Moscow's inevitable response to Britain's expulsions and planned sanctions will test the UK's resolve and the strength of the alliance against Russian aggression.
At Westminster, MPs on all sides have offered unqualified support for Theresa May's response. (Tick).
The most notable exception has been Jeremy Corbyn, backed by some but not all of his closest colleagues.
From a Conservative point of view this perhaps merits a double-tick.
In government, and among many Labour MPs and shadow ministers, the Labour leader is judged to have placed himself on what Tony Blair was fond of calling "the wrong side of the argument".
No-one has conclusively proved that the Russian-made poison was administered by a Russian state assassin.
Sense of unease
But that is now the unqualified conclusion of the UK, its allies and MPs on both sides of the House of Commons.
To the discomfort of Labour MPs who privately condemn their leader's equivocation about the identity and motive of the would-be assassin, MPs from the Scottish National Party and the Liberal Democrats have begun signing a House of Commons motion supporting Mrs May and blaming Moscow.
There've been no resignations among Labour's team of shadow ministers, though a number have shared their deep sense of unease with friends and close associates.
There's absolutely no sign of a repetition of the mass revolt among Labour MPs which took place before the last general election and which failed to remove the leader.
Many members of that rebellion were subsequently heard joining in the chorus of "Oh Jeremy Corbyn" after the party defied all the worst expectations of Labour's performance.
More settled into sullen acceptance of the fact that their party was now in the secure control of a leader and a strain of politics they had always opposed, or seen as irrelevant.
Now, though, Labour is experiencing its most serious schism in thinking since the party split for and against launching air strikes against so-called Islamic State in Syria in December 2015.
Mr Corbyn's conviction is unwavering. He declares he is pro-sensible caution, not pro-Russia. Simply opposed to a slide into a new Cold War.
His close allies in the Parliamentary party are vitriolic about the disloyalty, as they see it, of fellow MPs.

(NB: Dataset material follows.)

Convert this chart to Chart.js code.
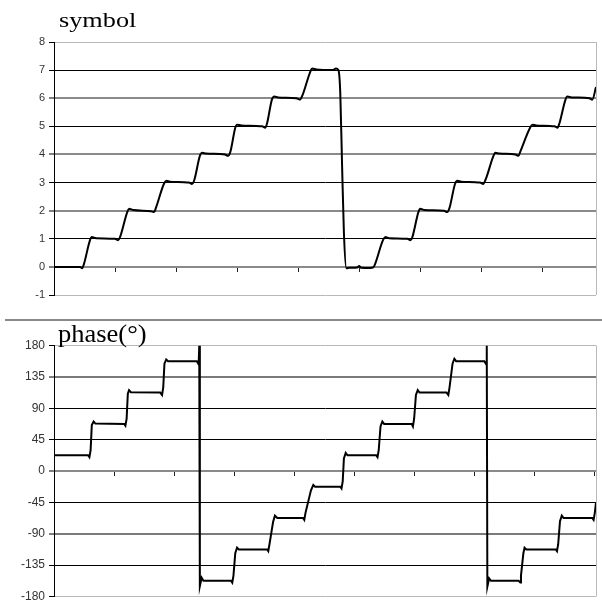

Lloyd Russell Moyle, MP for Kemptown called them "right-wing sods" who want to "beat the drum of war without a plan".
Another, Chris Williamson, described the Labour MPs who had backed Theresa May as "baying for blood" and deserving of de-selection.
For all the fiery rhetoric, the quiet, off-the-record muttering is perhaps more significant.
'What do we say?'
Labour MPs who had become resigned, if not reconciled, to the leadership and the direction of their party are now saying they're unable to see how they can campaign to install Jeremy Corbyn as prime minister, with responsibility for the security of the UK.
As one said: "Last time we could say 'vote Labour, and you needn't worry because Labour won't win.' Now what do we say?"
So, a crisis in the Labour Party. Another one. But a quiet crisis.
Theresa May and the Conservative hierarchy can sit back, enjoy it and hope to reap their reward in opinion poll ratings.
Against the backdrop of global instability and a 21st Century Cold War, the latest upheaval in British party politics at Westminster may seem a little parochial.
But it matters; a significant sub-plot to the wider drama.
This week, NATO'S Secretary General spoke of a new order in which lines had been blurred between peace, crisis and war.
It sounded alarming. It was also a fair description of the Her Majesty's Official Opposition at Westminster.